#### [Stated task]
Your copy of the material must match it exactly, except that pictures are dropped.

#### [Supplied information]
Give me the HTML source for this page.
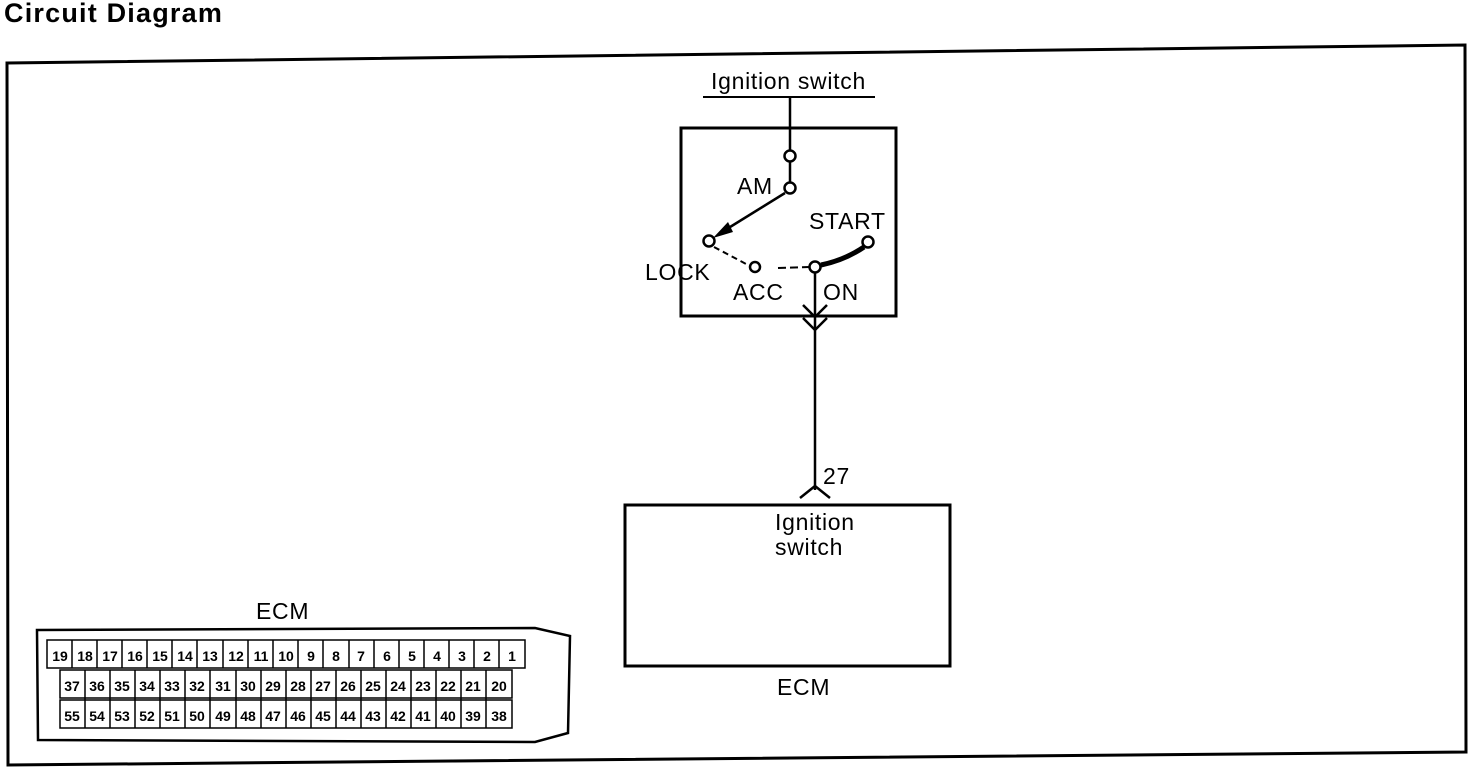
<!DOCTYPE html>
<html><head><meta charset="utf-8"><style>
body{margin:0;background:#fff;width:1472px;height:768px;overflow:hidden}
svg{display:block}
text{font-family:"Liberation Sans",sans-serif;fill:#000}
.l{font-size:23px;letter-spacing:0.7px}
</style></head><body>
<svg width="1472" height="768" viewBox="0 0 1472 768" xmlns="http://www.w3.org/2000/svg">
<text x="4" y="22" font-size="27" font-weight="bold" letter-spacing="1.2">Circuit Diagram</text>
<polygon points="7,63 1465,45 1466,752 8,765" fill="none" stroke="#000" stroke-width="3"/>
<text class="l" x="711" y="89">Ignition switch</text>
<line x1="703" y1="97" x2="875" y2="97" stroke="#000" stroke-width="2"/>
<line x1="790" y1="97" x2="790" y2="150" stroke="#000" stroke-width="2.5"/>
<rect x="681" y="128" width="215" height="188" fill="none" stroke="#000" stroke-width="3"/>
<circle cx="790" cy="156" r="5.5" fill="#fff" stroke="#000" stroke-width="2.5"/>
<line x1="790" y1="162" x2="790" y2="182" stroke="#000" stroke-width="2.5"/>
<circle cx="790" cy="188" r="5.5" fill="#fff" stroke="#000" stroke-width="2.5"/>
<text class="l" x="737" y="194">AM</text>
<line x1="785" y1="193" x2="722" y2="232" stroke="#000" stroke-width="2.5"/>
<polygon points="713,238 728,222 733,232" fill="#000"/>
<circle cx="709" cy="241" r="5.5" fill="#fff" stroke="#000" stroke-width="2.5"/>
<text class="l" x="645" y="280">LOCK</text>
<text class="l" x="809" y="229">START</text>
<path d="M714,247 L748,265" stroke="#000" stroke-width="2" stroke-dasharray="6,4" fill="none"/>
<circle cx="755" cy="267" r="5" fill="#fff" stroke="#000" stroke-width="2.5"/>
<path d="M778,268 L809,267" stroke="#000" stroke-width="2" stroke-dasharray="8,4" fill="none"/>
<path d="M821,265 Q845,260 864,247" stroke="#000" stroke-width="5" fill="none"/>
<circle cx="868" cy="242" r="5.5" fill="#fff" stroke="#000" stroke-width="2.5"/>
<circle cx="815" cy="267" r="5.5" fill="#fff" stroke="#000" stroke-width="2.5"/>
<text class="l" x="733" y="300">ACC</text>
<text class="l" x="823" y="300">ON</text>
<line x1="815" y1="273" x2="815" y2="490" stroke="#000" stroke-width="2.5"/>
<polyline points="803,305 815,317 827,305" fill="none" stroke="#000" stroke-width="2.5"/>
<polyline points="803,318 815,330 827,318" fill="none" stroke="#000" stroke-width="2.5"/>
<polyline points="800,498 815,486 830,498" fill="none" stroke="#000" stroke-width="2.5"/>
<text class="l" x="823" y="484">27</text>
<rect x="625" y="505" width="325" height="161" fill="none" stroke="#000" stroke-width="3"/>
<text class="l" x="775" y="530">Ignition</text>
<text class="l" x="775" y="555">switch</text>
<text class="l" x="777" y="695">ECM</text>
<text class="l" x="256" y="619">ECM</text>
<polygon points="37,630 535,628 570,636 568,733 535,742 38,740" fill="none" stroke="#000" stroke-width="2.5"/>
<g stroke="#000" stroke-width="1.5" fill="#fff">
<rect x="47" y="640" width="478" height="28"/>
<rect x="60" y="670" width="452" height="28"/>
<rect x="60" y="700" width="452" height="28"/>
</g>
<g stroke="#000" stroke-width="1.5">
<line x1="72" y1="640" x2="72" y2="668"/><line x1="97" y1="640" x2="97" y2="668"/><line x1="122" y1="640" x2="122" y2="668"/><line x1="147" y1="640" x2="147" y2="668"/><line x1="172" y1="640" x2="172" y2="668"/><line x1="197" y1="640" x2="197" y2="668"/><line x1="223" y1="640" x2="223" y2="668"/><line x1="248" y1="640" x2="248" y2="668"/><line x1="273" y1="640" x2="273" y2="668"/><line x1="298" y1="640" x2="298" y2="668"/><line x1="323" y1="640" x2="323" y2="668"/><line x1="349" y1="640" x2="349" y2="668"/><line x1="374" y1="640" x2="374" y2="668"/><line x1="399" y1="640" x2="399" y2="668"/><line x1="424" y1="640" x2="424" y2="668"/><line x1="449" y1="640" x2="449" y2="668"/><line x1="474" y1="640" x2="474" y2="668"/><line x1="499" y1="640" x2="499" y2="668"/>
<line x1="85" y1="670" x2="85" y2="728"/><line x1="110" y1="670" x2="110" y2="728"/><line x1="135" y1="670" x2="135" y2="728"/><line x1="160" y1="670" x2="160" y2="728"/><line x1="185" y1="670" x2="185" y2="728"/><line x1="210" y1="670" x2="210" y2="728"/><line x1="236" y1="670" x2="236" y2="728"/><line x1="261" y1="670" x2="261" y2="728"/><line x1="286" y1="670" x2="286" y2="728"/><line x1="311" y1="670" x2="311" y2="728"/><line x1="336" y1="670" x2="336" y2="728"/><line x1="361" y1="670" x2="361" y2="728"/><line x1="386" y1="670" x2="386" y2="728"/><line x1="411" y1="670" x2="411" y2="728"/><line x1="436" y1="670" x2="436" y2="728"/><line x1="461" y1="670" x2="461" y2="728"/><line x1="486" y1="670" x2="486" y2="728"/>
</g>
<g font-size="14" font-weight="bold" text-anchor="middle">
<text x="60" y="661">19</text><text x="85" y="661">18</text><text x="110" y="661">17</text><text x="135" y="661">16</text><text x="160" y="661">15</text><text x="185" y="661">14</text><text x="210" y="661">13</text><text x="236" y="661">12</text><text x="261" y="661">11</text><text x="286" y="661">10</text><text x="311" y="661">9</text><text x="336" y="661">8</text><text x="361" y="661">7</text><text x="387" y="661">6</text><text x="412" y="661">5</text><text x="437" y="661">4</text><text x="462" y="661">3</text><text x="487" y="661">2</text><text x="512" y="661">1</text>
<text x="72" y="691">37</text><text x="97" y="691">36</text><text x="122" y="691">35</text><text x="147" y="691">34</text><text x="172" y="691">33</text><text x="197" y="691">32</text><text x="223" y="691">31</text><text x="248" y="691">30</text><text x="273" y="691">29</text><text x="298" y="691">28</text><text x="323" y="691">27</text><text x="348" y="691">26</text><text x="373" y="691">25</text><text x="398" y="691">24</text><text x="423" y="691">23</text><text x="448" y="691">22</text><text x="473" y="691">21</text><text x="499" y="691">20</text>
<text x="72" y="721">55</text><text x="97" y="721">54</text><text x="122" y="721">53</text><text x="147" y="721">52</text><text x="172" y="721">51</text><text x="197" y="721">50</text><text x="223" y="721">49</text><text x="248" y="721">48</text><text x="273" y="721">47</text><text x="298" y="721">46</text><text x="323" y="721">45</text><text x="348" y="721">44</text><text x="373" y="721">43</text><text x="398" y="721">42</text><text x="423" y="721">41</text><text x="448" y="721">40</text><text x="473" y="721">39</text><text x="499" y="721">38</text>
</g>
</svg>
</body></html>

#### [Result of this exercise]
Give me the HTML source for this page.
<!DOCTYPE html>
<html><head><meta charset="utf-8"><style>
body{margin:0;background:#fff;width:1472px;height:768px;overflow:hidden}
svg{display:block}
text{font-family:"Liberation Sans",sans-serif;fill:#000}
.l{font-size:23px;letter-spacing:0.7px}
</style></head><body>
<svg width="1472" height="768" viewBox="0 0 1472 768" xmlns="http://www.w3.org/2000/svg">
<text x="4" y="22" font-size="27" font-weight="bold" letter-spacing="1.2">Circuit Diagram</text>
<polygon points="7,63 1465,45 1466,752 8,765" fill="none" stroke="#000" stroke-width="3"/>
<text class="l" x="711" y="89">Ignition switch</text>
<line x1="703" y1="97" x2="875" y2="97" stroke="#000" stroke-width="2"/>
<line x1="790" y1="97" x2="790" y2="150" stroke="#000" stroke-width="2.5"/>
<rect x="681" y="128" width="215" height="188" fill="none" stroke="#000" stroke-width="3"/>
<circle cx="790" cy="156" r="5.5" fill="#fff" stroke="#000" stroke-width="2.5"/>
<line x1="790" y1="162" x2="790" y2="182" stroke="#000" stroke-width="2.5"/>
<circle cx="790" cy="188" r="5.5" fill="#fff" stroke="#000" stroke-width="2.5"/>
<text class="l" x="737" y="194">AM</text>
<line x1="785" y1="193" x2="722" y2="232" stroke="#000" stroke-width="2.5"/>
<polygon points="713,238 728,222 733,232" fill="#000"/>
<circle cx="709" cy="241" r="5.5" fill="#fff" stroke="#000" stroke-width="2.5"/>
<text class="l" x="645" y="280">LOCK</text>
<text class="l" x="809" y="229">START</text>
<path d="M714,247 L748,265" stroke="#000" stroke-width="2" stroke-dasharray="6,4" fill="none"/>
<circle cx="755" cy="267" r="5" fill="#fff" stroke="#000" stroke-width="2.5"/>
<path d="M778,268 L809,267" stroke="#000" stroke-width="2" stroke-dasharray="8,4" fill="none"/>
<path d="M821,265 Q845,260 864,247" stroke="#000" stroke-width="5" fill="none"/>
<circle cx="868" cy="242" r="5.5" fill="#fff" stroke="#000" stroke-width="2.5"/>
<circle cx="815" cy="267" r="5.5" fill="#fff" stroke="#000" stroke-width="2.5"/>
<text class="l" x="733" y="300">ACC</text>
<text class="l" x="823" y="300">ON</text>
<line x1="815" y1="273" x2="815" y2="490" stroke="#000" stroke-width="2.5"/>
<polyline points="803,305 815,317 827,305" fill="none" stroke="#000" stroke-width="2.5"/>
<polyline points="803,318 815,330 827,318" fill="none" stroke="#000" stroke-width="2.5"/>
<polyline points="800,498 815,486 830,498" fill="none" stroke="#000" stroke-width="2.5"/>
<text class="l" x="823" y="484">27</text>
<rect x="625" y="505" width="325" height="161" fill="none" stroke="#000" stroke-width="3"/>
<text class="l" x="775" y="530">Ignition</text>
<text class="l" x="775" y="555">switch</text>
<text class="l" x="777" y="695">ECM</text>
<text class="l" x="256" y="619">ECM</text>
<polygon points="37,630 535,628 570,636 568,733 535,742 38,740" fill="none" stroke="#000" stroke-width="2.5"/>
<g stroke="#000" stroke-width="1.5" fill="#fff">
<rect x="47" y="640" width="478" height="28"/>
<rect x="60" y="670" width="452" height="28"/>
<rect x="60" y="700" width="452" height="28"/>
</g>
<g stroke="#000" stroke-width="1.5">
<line x1="72" y1="640" x2="72" y2="668"/><line x1="97" y1="640" x2="97" y2="668"/><line x1="122" y1="640" x2="122" y2="668"/><line x1="147" y1="640" x2="147" y2="668"/><line x1="172" y1="640" x2="172" y2="668"/><line x1="197" y1="640" x2="197" y2="668"/><line x1="223" y1="640" x2="223" y2="668"/><line x1="248" y1="640" x2="248" y2="668"/><line x1="273" y1="640" x2="273" y2="668"/><line x1="298" y1="640" x2="298" y2="668"/><line x1="323" y1="640" x2="323" y2="668"/><line x1="349" y1="640" x2="349" y2="668"/><line x1="374" y1="640" x2="374" y2="668"/><line x1="399" y1="640" x2="399" y2="668"/><line x1="424" y1="640" x2="424" y2="668"/><line x1="449" y1="640" x2="449" y2="668"/><line x1="474" y1="640" x2="474" y2="668"/><line x1="499" y1="640" x2="499" y2="668"/>
<line x1="85" y1="670" x2="85" y2="728"/><line x1="110" y1="670" x2="110" y2="728"/><line x1="135" y1="670" x2="135" y2="728"/><line x1="160" y1="670" x2="160" y2="728"/><line x1="185" y1="670" x2="185" y2="728"/><line x1="210" y1="670" x2="210" y2="728"/><line x1="236" y1="670" x2="236" y2="728"/><line x1="261" y1="670" x2="261" y2="728"/><line x1="286" y1="670" x2="286" y2="728"/><line x1="311" y1="670" x2="311" y2="728"/><line x1="336" y1="670" x2="336" y2="728"/><line x1="361" y1="670" x2="361" y2="728"/><line x1="386" y1="670" x2="386" y2="728"/><line x1="411" y1="670" x2="411" y2="728"/><line x1="436" y1="670" x2="436" y2="728"/><line x1="461" y1="670" x2="461" y2="728"/><line x1="486" y1="670" x2="486" y2="728"/>
</g>
<g font-size="14" font-weight="bold" text-anchor="middle">
<text x="60" y="661">19</text><text x="85" y="661">18</text><text x="110" y="661">17</text><text x="135" y="661">16</text><text x="160" y="661">15</text><text x="185" y="661">14</text><text x="210" y="661">13</text><text x="236" y="661">12</text><text x="261" y="661">11</text><text x="286" y="661">10</text><text x="311" y="661">9</text><text x="336" y="661">8</text><text x="361" y="661">7</text><text x="387" y="661">6</text><text x="412" y="661">5</text><text x="437" y="661">4</text><text x="462" y="661">3</text><text x="487" y="661">2</text><text x="512" y="661">1</text>
<text x="72" y="691">37</text><text x="97" y="691">36</text><text x="122" y="691">35</text><text x="147" y="691">34</text><text x="172" y="691">33</text><text x="197" y="691">32</text><text x="223" y="691">31</text><text x="248" y="691">30</text><text x="273" y="691">29</text><text x="298" y="691">28</text><text x="323" y="691">27</text><text x="348" y="691">26</text><text x="373" y="691">25</text><text x="398" y="691">24</text><text x="423" y="691">23</text><text x="448" y="691">22</text><text x="473" y="691">21</text><text x="499" y="691">20</text>
<text x="72" y="721">55</text><text x="97" y="721">54</text><text x="122" y="721">53</text><text x="147" y="721">52</text><text x="172" y="721">51</text><text x="197" y="721">50</text><text x="223" y="721">49</text><text x="248" y="721">48</text><text x="273" y="721">47</text><text x="298" y="721">46</text><text x="323" y="721">45</text><text x="348" y="721">44</text><text x="373" y="721">43</text><text x="398" y="721">42</text><text x="423" y="721">41</text><text x="448" y="721">40</text><text x="473" y="721">39</text><text x="499" y="721">38</text>
</g>
</svg>
</body></html>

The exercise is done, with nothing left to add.